Mr. and Mrs. Johnston returned to Europe in 1792, and being in France when the Revolutionary Government required the surrender of all gold and silver articles in private possession, they entrusted the urn and its contents to an Englishwoman at Boulogne, who promised to secrete it. Unfortunately she died shortly afterwards, and the Johnstons were never able to trace the lost treasure.

Mr. Alexander Johnston adds that he ultimately received from the French Government the value of the plate and jewels which his parents had been compelled to give up to the Calais municipality. It is, however, unlikely that he would have recovered the heart thirty or forty years afterwards—unless indeed Mrs. Johnston had kept it in its little steel case and surrendered the urn.

THE PALACE OF MADURA

The old Palace at Madura is a fine building, now used for a court of justice. At the time of our visit recollections of the Prince of Wales (Edward VII) still prevailed. When he arrived at the Palace a row of elephants was stationed on either side of the court on to which the principal buildings opened. All the elephants duly salaamed at a given signal except one—perhaps inoculated with Bolshevik principles. Whereupon the stage-manager of the proceedings called out in Tamil to the mahout of the recalcitrant animal, “I fine you five rupees!”

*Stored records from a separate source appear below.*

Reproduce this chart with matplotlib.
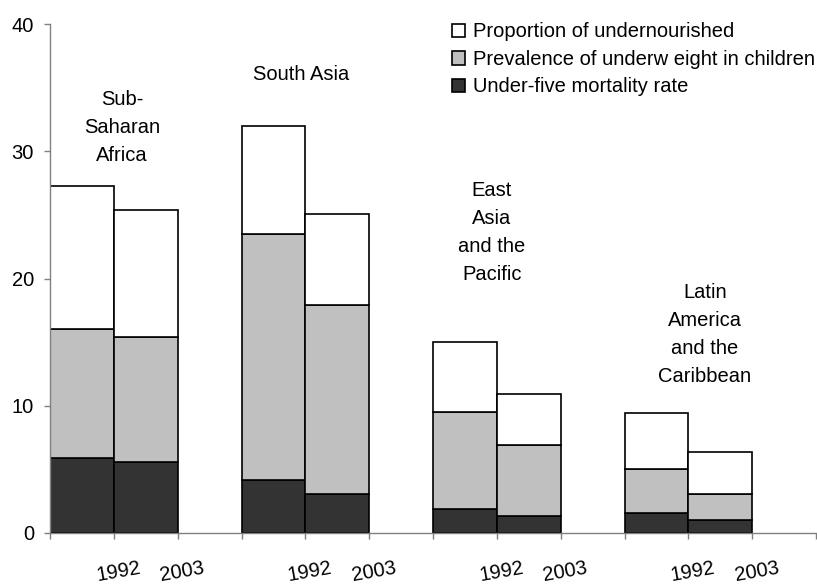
import numpy as np
import matplotlib.pyplot as plt

plt.rcParams["font.family"] = ["Liberation Sans", "DejaVu Sans"]

# bar slot positions (12 slots, every third one left empty)
slots = [0, 1, 3, 4, 6, 7, 9, 10]
years = ["1992", "2003"] * 4
regions = ["Sub-\nSaharan\nAfrica", "South Asia", "East\nAsia\nand the\nPacific",
           "Latin\nAmerica\nand the\nCaribbean"]

# stacked segment heights, bottom to top
mortality = [5.9, 5.6, 4.2, 3.1, 1.9, 1.3, 1.6, 1.0]
underweight = [10.1, 9.8, 19.3, 14.8, 7.6, 5.6, 3.4, 2.1]
undernourished = [11.3, 10.0, 8.5, 7.2, 5.5, 4.0, 4.4, 3.3]

fig = plt.figure(figsize=(8.17, 5.84), dpi=100)
ax = fig.add_axes([50 / 817, 51 / 584, 766 / 817, 509 / 584])

x = np.array(slots) + 0.5
edge = dict(edgecolor="black", linewidth=1.2, width=1.0)
b1 = ax.bar(x, mortality, color="#333333", label="Under-five mortality rate", **edge)
b2 = ax.bar(x, underweight, bottom=mortality, color="#c0c0c0",
            label="Prevalence of underw eight in children", **edge)
bottom2 = np.array(mortality) + np.array(underweight)
b3 = ax.bar(x, undernourished, bottom=bottom2, color="white",
            label="Proportion of undernourished", **edge)

ax.set_xlim(0, 12)
ax.set_ylim(0, 40)
ax.set_yticks([0, 10, 20, 30, 40])

# tick marks at slot boundaries, year labels as minor ticks just right of them
ax.set_xticks(range(13))
ax.set_xticklabels([])
ax.set_xticks([s + 1.07 for s in slots], minor=True)
ax.set_xticklabels(years, minor=True, rotation=10, ha="center")

for side in ["top", "right"]:
    ax.spines[side].set_visible(False)
for side in ["left", "bottom"]:
    ax.spines[side].set_color("#808080")
    ax.spines[side].set_linewidth(1.0)
ax.tick_params(axis="both", colors="#808080", length=4.5, width=1.0, labelsize=14.5,
               labelcolor="black")
ax.tick_params(axis="x", which="minor", length=0, pad=18.5, labelsize=14.5,
               labelcolor="black")
ax.tick_params(axis="y", pad=7)

# region labels
label_pos = [(1.13, 31.9), (3.93, 36.0), (6.92, 23.65), (10.26, 15.56)]
for name, (lx, ly) in zip(regions, label_pos):
    ax.text(lx, ly, name, ha="center", va="center", fontsize=14.5, linespacing=1.6)

ax.legend(handles=[b3, b2, b1], loc="upper left", bbox_to_anchor=(0.525, 1.003),
          frameon=False, fontsize=14.5, handlelength=0.65, handleheight=0.65,
          handletextpad=0.4, labelspacing=0.42, borderaxespad=0, borderpad=0)

fig.savefig("out.png", dpi=100)
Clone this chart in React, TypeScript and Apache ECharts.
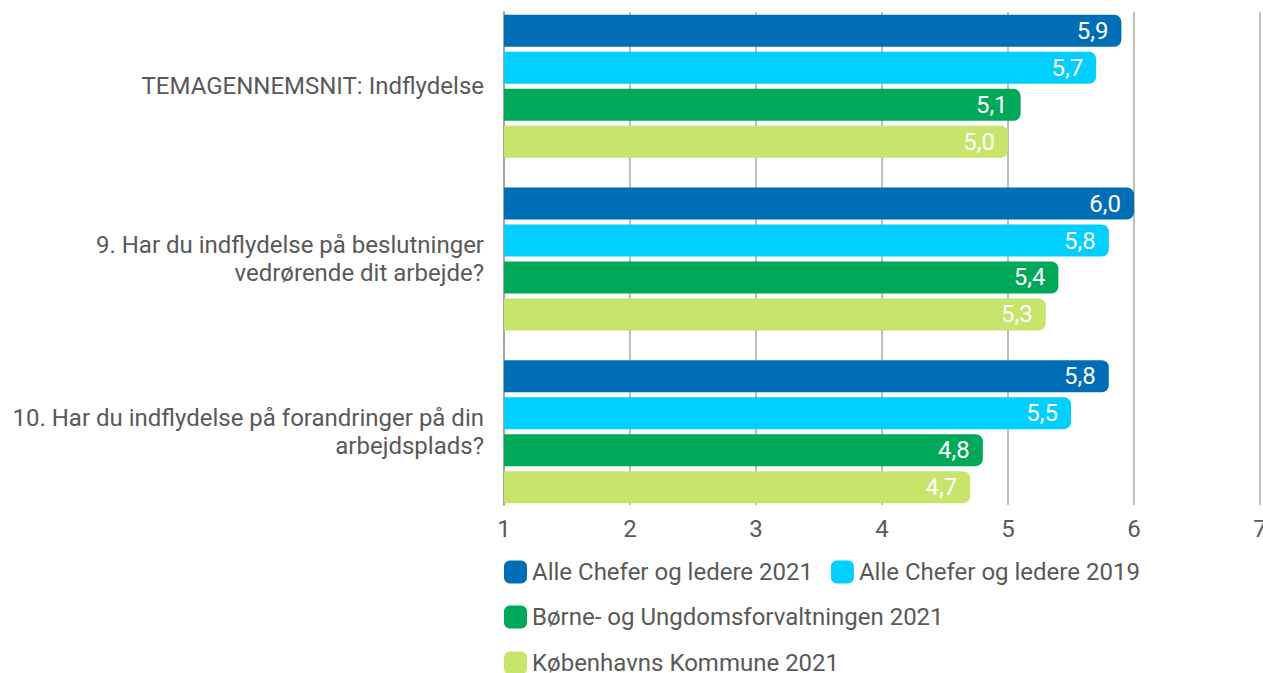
import React, { useEffect, useRef } from "react";
import * as echarts from "echarts";

const categories = [
  "TEMAGENNEMSNIT: Indflydelse",
  "9. Har du indflydelse på beslutninger\nvedrørende dit arbejde?",
  "10. Har du indflydelse på forandringer på din\narbejdsplads?",
];
const seriesNames = [
  "Alle Chefer og ledere 2021",
  "Alle Chefer og ledere 2019",
  "Børne- og Ungdomsforvaltningen 2021",
  "Københavns Kommune 2021",
];
const alle2021 = [5.9, 6.0, 5.8];
const alle2019 = [5.7, 5.8, 5.5];
const bufBorne2021 = [5.1, 5.4, 4.8];
const kk2021 = [5.0, 5.3, 4.7];
const seriesValues = [alle2021, alle2019, bufBorne2021, kk2021];
const colors = ["#006EB7", "#00CFFF", "#00A85A", "#C7E56A"];
const axisMin = 1;
const axisMax = 7;

export default function App() {
  const ref = useRef<HTMLDivElement>(null);
  useEffect(() => {
    if (!ref.current) return;
    const chart = echarts.init(ref.current, undefined, { renderer: "svg" });
    const textColor = "#595959";
    const fs = 24;
    const option: any = {
      animation: false,
      textStyle: { fontFamily: "Roboto" },
      grid: [
        { left: 504, top: 12, width: 756, height: 493, outerBoundsMode: "none", containLabel: false },
        { left: 504, top: 0, width: 756, height: 518, outerBoundsMode: "none", containLabel: false },
      ],
      xAxis: [
        {
          gridIndex: 0,
          type: "value",
          min: axisMin,
          max: axisMax,
          interval: 1,
          axisLine: { show: false },
          axisTick: { show: false },
          splitLine: { show: true, lineStyle: { color: "#BFBFBF", width: 2 } },
          axisLabel: { fontSize: fs, color: textColor, margin: 12, fontFamily: "Roboto" },
        },
        {
          gridIndex: 1,
          type: "value",
          min: axisMin,
          max: axisMax,
          show: false,
          splitLine: { show: false },
        },
      ],
      yAxis: [
        {
          gridIndex: 0,
          type: "category",
          data: categories,
          inverse: true,
          axisLine: { show: true, lineStyle: { color: "#A6A6A6", width: 2 } },
          axisTick: { show: false },
          axisLabel: { show: false },
          splitLine: { show: false },
        },
        {
          gridIndex: 1,
          type: "category",
          data: categories,
          inverse: true,
          axisLine: { show: false },
          axisTick: { show: false },
          axisLabel: {
            fontSize: fs,
            color: textColor,
            margin: 20,
            lineHeight: 28,
            align: "right",
            fontFamily: "Roboto",
          },
        },
      ],
      legend: [
        {
          data: [seriesNames[0], seriesNames[1]],
          left: 504,
          top: 560,
          padding: 0,
          itemWidth: 23,
          itemHeight: 23,
          itemGap: 18,
          icon: "roundRect",
          textStyle: { fontSize: fs, color: textColor, fontFamily: "Roboto" },
        },
        {
          data: [seriesNames[2]],
          left: 504,
          top: 605,
          padding: 0,
          itemWidth: 23,
          itemHeight: 23,
          icon: "roundRect",
          textStyle: { fontSize: fs, color: textColor, fontFamily: "Roboto" },
        },
        {
          data: [seriesNames[3]],
          left: 504,
          top: 651,
          padding: 0,
          itemWidth: 23,
          itemHeight: 23,
          icon: "roundRect",
          textStyle: { fontSize: fs, color: textColor, fontFamily: "Roboto" },
        },
      ],
      series: seriesNames.map((name, i) => ({
        name,
        type: "bar",
        xAxisIndex: 1,
        yAxisIndex: 1,
        data: seriesValues[i],
        barWidth: 32,
        barGap: "15.6%",
        itemStyle: { color: colors[i], borderRadius: [0, 7, 7, 0] },
        label: {
          show: true,
          position: "insideRight",
          distance: 13,
          color: "#FFFFFF",
          fontSize: fs,
          fontFamily: "Roboto",
          formatter: (p: any) => Number(p.value).toFixed(1).replace(".", ","),
        },
      })),
    };
    chart.setOption(option);
    return () => chart.dispose();
  }, []);
  return (
    <div
      ref={ref}
      style={{ position: "fixed", left: 0, top: 0, width: 1263, height: 673, background: "#fff" }}
    />
  );
}
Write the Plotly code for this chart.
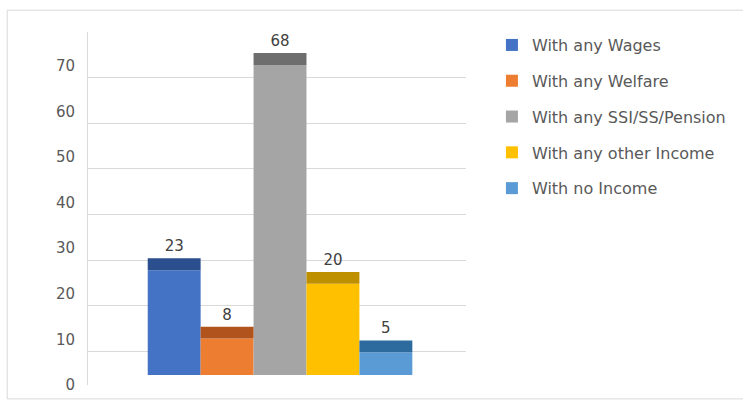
import plotly.graph_objects as go

series = ["With any Wages", "With any Welfare", "With any SSI/SS/Pension",
          "With any other Income", "With no Income"]
values = [23, 8, 68, 20, 5]
colors = ["#4472C4", "#ED7D31", "#A5A5A5", "#FFC000", "#5B9BD5"]
cap_colors = ["#2B4F8E", "#B0531C", "#6E6E6E", "#BE9000", "#2D6A9E"]
tick_vals = [0, 10, 20, 30, 40, 50, 60, 70]
category = ["Households"]

W, H = 743, 406
L, R, T, B = 88, 467, 32, 388
CAP = 2.6  # depth of the 3D top face, in value units
FONT = "DejaVu Sans"

fig = go.Figure()
for i, (name, v, c, cc) in enumerate(zip(series, values, colors, cap_colors)):
    fig.add_trace(go.Bar(
        x=category, y=[v], name=name, marker=dict(color=c, line=dict(width=0)),
        offsetgroup=str(i), legendgroup=name, yaxis="y", hoverinfo="name+y"))
for i, (name, v, c, cc) in enumerate(zip(series, values, colors, cap_colors)):
    fig.add_trace(go.Bar(
        x=category, y=[CAP], base=[v], name=name, marker=dict(color=cc, line=dict(width=0)),
        offsetgroup=str(i), legendgroup=name, showlegend=False, yaxis="y",
        text=[str(v)], textposition="outside", cliponaxis=False,
        textfont=dict(color="#404040", size=15, family=FONT), hoverinfo="skip"))

# invisible traces to activate the extra axes
fig.add_trace(go.Scatter(x=category, y=[None], yaxis="y2", showlegend=False, hoverinfo="skip"))
fig.add_trace(go.Scatter(x=category, y=[None], yaxis="y3", showlegend=False, hoverinfo="skip"))

px = 4.6  # pixels per unit
ph = B - T
fig.update_layout(
    width=W, height=H,
    margin=dict(l=L, r=W - R, t=T, b=H - B),
    paper_bgcolor="white", plot_bgcolor="white",
    barmode="group", bargap=0.30, bargroupgap=0,
    font=dict(family=FONT, color="#595959", size=14),
    xaxis=dict(range=[-0.508, 0.492], showticklabels=False, showgrid=False,
               zeroline=False, showline=False, fixedrange=True),
    # bars axis: 0 at pixel 378
    yaxis=dict(range=[-(B - 378) / px, (378 - T) / px], showgrid=False, zeroline=False,
               showticklabels=False, showline=False),
    # back-wall gridlines: 0 at pixel 400
    yaxis2=dict(overlaying="y", range=[(400 - B) / px, (400 - T) / px], dtick=10, tick0=0,
                showgrid=True, gridcolor="#D9D9D9", gridwidth=1, zeroline=False,
                showticklabels=False, showline=True, linecolor="#D9D9D9", side="left"),
    # tick labels: 0 at pixel 388
    yaxis3=dict(overlaying="y", range=[-0.01, (388 - T) / px], tickvals=tick_vals,
                showgrid=False, zeroline=False, showline=False, side="left",
                ticks="outside", ticklen=9, tickcolor="rgba(0,0,0,0)",
                tickfont=dict(size=15, color="#595959", family=FONT)),
    legend=dict(x=(493 - L) / (R - L), xanchor="left", y=1 + (T - 28) / ph, yanchor="top",
                font=dict(size=16, color="#595959", family=FONT),
                traceorder="grouped", tracegroupgap=12, itemwidth=30,
                bgcolor="rgba(0,0,0,0)"),
    shapes=[dict(type="rect", xref="paper", yref="paper",
                 x0=(7 - L) / (R - L), x1=(760 - L) / (R - L),
                 y0=-(402 - B) / ph, y1=1 + (T - 10) / ph,
                 line=dict(color="#D9D9D9", width=1), fillcolor="rgba(0,0,0,0)",
                 layer="below")],
)

fig.write_html("out.html")
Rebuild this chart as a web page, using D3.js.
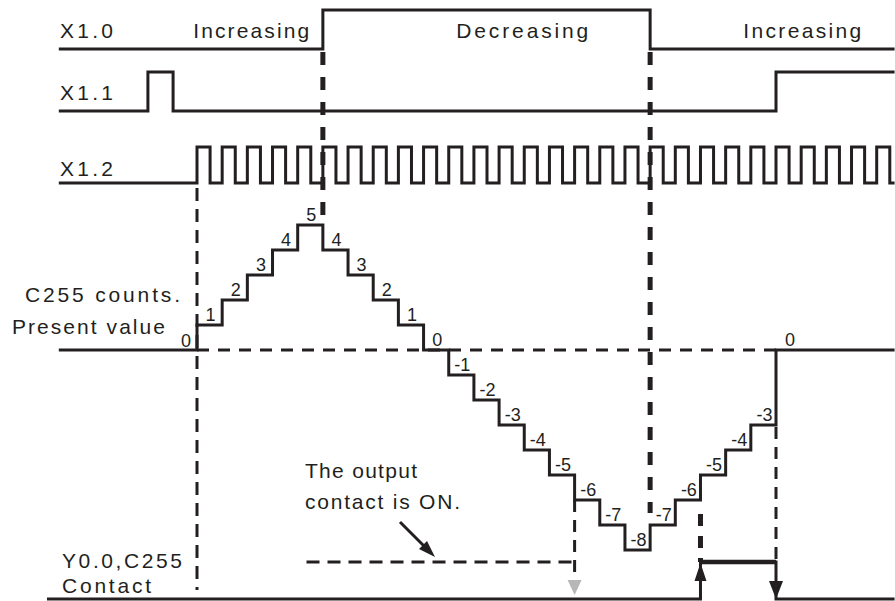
<!DOCTYPE html>
<html><head><meta charset="utf-8">
<script src="https://cdn.jsdelivr.net/npm/d3@7"></script>
<style>html,body{margin:0;padding:0;background:#fff;} svg{display:block;}</style>
</head><body><svg id="c" width="895" height="601"></svg>
<script>
// ---------------- data (time in X1.2 pulse periods) ----------------
const signalNames = ["X1.0", "X1.1", "X1.2"];
const phaseLabels = ["Increasing", "Decreasing", "Increasing"];
const phaseLabelTimes = [-0.15, 10.3, 21.7];          // where each phase label starts
const x10Edges = [5, 18];                              // X1.0 rises, then falls
const x11Edges = [-1.95, -0.95, 23];                   // X1.1 pulse, then rise (reset)
const x12Rises = [0,1,2,3,4,5,6,7,8,9,10,11,12,13,14,15,16,17,18,19,20,21,22,23,24,25,26,27];
const x12HighWidth = 0.52;
const countTimes  = [0,1,2,3,4,5,6,7,8,9,10,11,12,13,14,15,16,17,18,19,20,21,22,23];
const countValues = [1,2,3,4,5,4,3,2,1,0,-1,-2,-3,-4,-5,-6,-7,-8,-7,-6,-5,-4,-3,0];
const contactEdges = [20, 23];                         // Y0.0 ON at -6 going up, OFF at reset
const timeStart = -5.43, timeEnd = 27.65, contactStart = -5.9;
const noteLines = ["The output", "contact is ON."];
const rowLabels = ["C255 counts.", "Present value", "Y0.0,C255", "Contact"];

// ---------------- scales / layout ----------------
const svg = d3.select("#c");
const ink = "#231f20";
const x = d3.scaleLinear().domain([0, 23]).range([197, 776]);
const yc = d3.scaleLinear().domain([0, -8]).range([350, 550]);
const rows = { x10: [49, 10], x11: [111, 72], x12: [183, 147], y00: [599, 562] };
const font = "'Liberation Sans', Arial, sans-serif";
const fs = 21, fsDigit = 18;

const step = d3.line().x(d => x(d.t)).y(d => d.y).curve(d3.curveStepAfter);

function edgesToPoints(edges, low, high, t0, t1, startHigh) {
  const pts = [{t: t0, y: startHigh ? high : low}];
  let state = !!startHigh;
  edges.forEach(e => { state = !state; pts.push({t: e, y: state ? high : low}); });
  pts.push({t: t1, y: state ? high : low});
  return pts;
}

function path(pts, w) {
  svg.append("path").attr("d", step(pts)).attr("fill", "none")
    .attr("stroke", ink).attr("stroke-width", w).attr("stroke-linejoin", "miter").attr("stroke-linecap", "square");
}

function dashV(t, y1, y2, w, dash) {
  svg.append("line").attr("x1", x(t)).attr("x2", x(t)).attr("y1", y1).attr("y2", y2)
    .attr("stroke", ink).attr("stroke-width", w).attr("stroke-dasharray", dash);
}
function dashH(t1, t2, y, w, dash) {
  svg.append("line").attr("x1", x(t1)).attr("x2", x(t2)).attr("y1", y).attr("y2", y)
    .attr("stroke", ink).attr("stroke-width", w).attr("stroke-dasharray", dash);
}
function text(s, px, py, size, len, anchor) {
  const t = svg.append("text").attr("x", px).attr("y", py).text(s)
    .attr("font-family", font).attr("font-size", size).attr("fill", ink)
    .attr("text-anchor", anchor || "start");
  if (len) t.attr("textLength", len).attr("lengthAdjust", "spacing");
  return t;
}

// ---------------- input signals ----------------
path(edgesToPoints(x10Edges, rows.x10[0], rows.x10[1], timeStart, timeEnd), 3);
path(edgesToPoints(x11Edges, rows.x11[0], rows.x11[1], timeStart, timeEnd), 3);
const x12Edges = [];
x12Rises.forEach(r => { x12Edges.push(r, r + x12HighWidth); });
path(edgesToPoints(x12Edges, rows.x12[0], rows.x12[1], timeStart, timeEnd), 3);

// signal names
const nameY = [38, 100, 176];
signalNames.forEach((n, i) => text(n, 60, nameY[i], fs, 53));
// phase labels
const phaseW = [116, 132, 118];
phaseLabels.forEach((p, i) => text(p, x(phaseLabelTimes[i]), 38, fs, phaseW[i]));

// ---------------- reference dashed lines ----------------
dashH(0, 23, yc(0), 3, "12,9");                       // zero level
dashV(0, 188, 590, 3, "13,8");                        // start of counting
dashV(x10Edges[0], 52, yc(5) - 2, 5, "13,12");         // direction change
dashV(x10Edges[1], 52, yc(-7) - 12, 5, "13,12");       // direction change back
dashV(15, yc(-6), 572, 3, "12,8");                    // reaching -6 while counting down
dashV(contactEdges[0], yc(-6) + 14, rows.y00[1], 5, "12,10");
dashV(contactEdges[1], yc(-3) + 2, rows.y00[1], 3, "12,8");
dashH(4.35, 15, 562, 3, "13,8");                      // "output contact is ON" level

// ---------------- counter present value ----------------
const cPts = [{t: timeStart, y: yc(0)}];
countTimes.forEach((t, i) => cPts.push({t: t, y: yc(countValues[i])}));
cPts.push({t: timeEnd, y: yc(0)});
path(cPts, 3);

// value labels on each step
text("0", x(0) - 6, yc(0) - 3, fsDigit, null, "end");
countValues.forEach((v, i) => {
  const t0 = countTimes[i];
  const t1 = i + 1 < countTimes.length ? countTimes[i + 1] : null;
  const lbl = String(v);
  if (t1 === null) {
    text(lbl, x(t0) + 9, yc(v) - 4, fsDigit, null, "start");
  } else {
    text(lbl, (x(t0) + x(t1)) / 2 + 1, yc(v) - 4, fsDigit, null, "middle");
  }
});

// row labels
text(rowLabels[0], 25, 302, fs, 155);
text(rowLabels[1], 12, 334, fs, 153);
text(rowLabels[2], 62, 568, fs, 120);
text(rowLabels[3], 62, 593, fs, 89);

// ---------------- output contact Y0.0 ----------------
path(edgesToPoints(contactEdges, rows.y00[0], rows.y00[1], contactStart, timeEnd), 3);
svg.append("line").attr("x1", x(contactEdges[0])).attr("x2", x(contactEdges[1]))
  .attr("y1", rows.y00[1]).attr("y2", rows.y00[1]).attr("stroke", ink).attr("stroke-width", 4.5);
// up arrow head on rising edge
const ux = x(contactEdges[0]);
svg.append("polygon").attr("points", [[ux, rows.y00[1] + 1], [ux - 6, rows.y00[1] + 19], [ux + 6, rows.y00[1] + 19]].join(" ")).attr("fill", ink);
// down arrow head on falling edge
const dx = x(contactEdges[1]);
svg.append("polygon").attr("points", [[dx, rows.y00[0]], [dx - 7, rows.y00[0] - 18], [dx + 7, rows.y00[0] - 18]].join(" ")).attr("fill", ink);
// grey marker at -6
const gx = x(15);
svg.append("polygon").attr("points", [[gx, 595], [gx - 7, 580], [gx + 7, 580]].join(" ")).attr("fill", "#b7b7b7");

// ---------------- note ----------------
text(noteLines[0], 305, 478, fs, 112);
text(noteLines[1], 305, 509, fs, 155);
svg.append("line").attr("x1", 400).attr("y1", 522).attr("x2", 426).attr("y2", 548)
  .attr("stroke", ink).attr("stroke-width", 3);
svg.append("polygon").attr("points", [[435, 557], [419, 549], [427, 541]].join(" ")).attr("fill", ink);
</script></body></html>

One of the purdah Ranees still occupied a side room of the Palace, and our host Mr. Turner with another man was stationed to guard the door. The Prince, however, feeling that “nice customs curtsy to great kings,” put them aside and entered the apartment with all his suite. The Ranee was much flurried at first, but finally fascinated, and afterwards gave him a handsome necklace.

From delightful terraces on the Palace roof you get an extensive view of the town and surrounding country. There are two fine hills, one called Secundermullai, as Alexander the Great is supposed to have camped there, the other Elephantmullai, from a legend that the Chola (Tanjore) King’s magician made him a gigantic elephant, but the Pandyan (Madura) King’s magician changed it into a mountain. As the mountain bears a decided resemblance to an elephant, who will doubt the tale?

The most striking feature of Madura is the immense Temple, of which the size, the decorations, and the wealth displayed are impressive evidence of the vitality of the Hindu faith. Four gôpurams or towers guard the entrances to the halls, galleries, arcades, and courts within the sacred precincts. One hall is called the Hall of a Thousand Pillars and is said really to contain 997. In the galleries are colossal figures of dragons, gods, goddesses, and heroes, groups being often carved out of one gigantic monolith.

The presiding deity is Minachi, the old Dravidian fish-goddess adopted by the Brahmins as identical with Parvati, wife of Siva. The Brahmins constantly facilitated the conversion of the lower races to their faith by admitting their tutelar deities to the Hindu Pantheon. The great flag-staff of Minachi (alias Parvati) is overlaid with gold. There are a thousand Brahmins and attendants employed about the Temple, which has an annual income of 70,000 rupees, and shortly before our visit the Nättuköttai Chetties or native money-lenders had spent 40,000 rupees on the fabric.

The Treasury contains stores of jewels, particularly sapphires, and “vehicles” for the gods in the form of elephants, cows, lions, or peacocks constructed of, or overlaid with, gold or silver of fine workmanship. Two cows, late additions, were pointed out to us as having cost 17,000 rupees.